Añora la cercanía de personas que le digan que no todo está perdido. Pero, la verdad, confiesa, “no recibo demasiados testimonios en este sentido”. Más bien, sucede que “uno se encuentra ante la oscuridad de los designios de Dios, no teniendo más que la fe y la esperanza completamente desnudas” y experimentando una “especie de abandono de huérfano”.
El encuentro con Dios en la oración le lleva a vivir este exilio, en segundo lugar, “bajo el signo de la voluntad de Dios y de la Cruz”, como “penitencia por mis pecados” y como precio que pagar por servir “a la Verdad a través de la contradicción”. No faltan momentos en los que vive todo lo que le está sucediendo “como un mal que, sin embargo, permite que exista el bien, un mal que hay que padecer mientras dure”.
En otra ocasión reconoce que el balance puede no ser tan peyorativo: “me he habituado a saber que todo va a ser mal visto, mal juzgado, sospechoso; me he habituado a no apelar más que a mi conciencia ante Dios y, al pie de la letra, a no esperar más que en Él. Creo que me he purificado, simplificado y profundizado aceptablemente, sobre todo a partir de mi peregrinación a tierra Santa y gracias a ella”.

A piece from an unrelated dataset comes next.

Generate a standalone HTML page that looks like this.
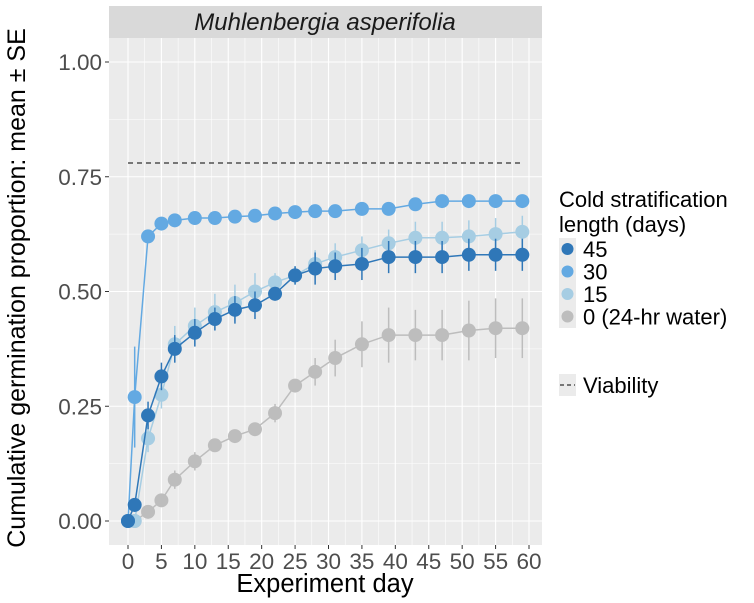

Quizá, por eso, la crisis que atraviesa es también, en tercer lugar, una magnífica ocasión no sólo para purificarse, sino también para renovar las fuerzas y volver a ponerse en camino: “sé que la Providencia tiene caminos que llevan, a veces de forma completamente imprevista, al fin que Ella quiere”. Y este fin, en su caso, pasa por perseverar, a pesar de todo, en el camino emprendido: “debo luchar: tanto por mi libertad y por mi honor, cuanto también porque sí, es decir, contra esa abominable y nada cristiana oficina que es la inquisición romana”.
Es una lucha –se dice a sí mismo- que tiene su santo y seña en la asunción y reforzamiento de actitudes real y auténticamente evangélicas (traduciéndolas en palabras y en gestos); en decir la verdad, pase lo que pase; en animar y apoyar a los laicos y, finalmente, en manifestar el rechazo que provocan las mentiras del sistema apadrinado y defendido por la Curia vaticana.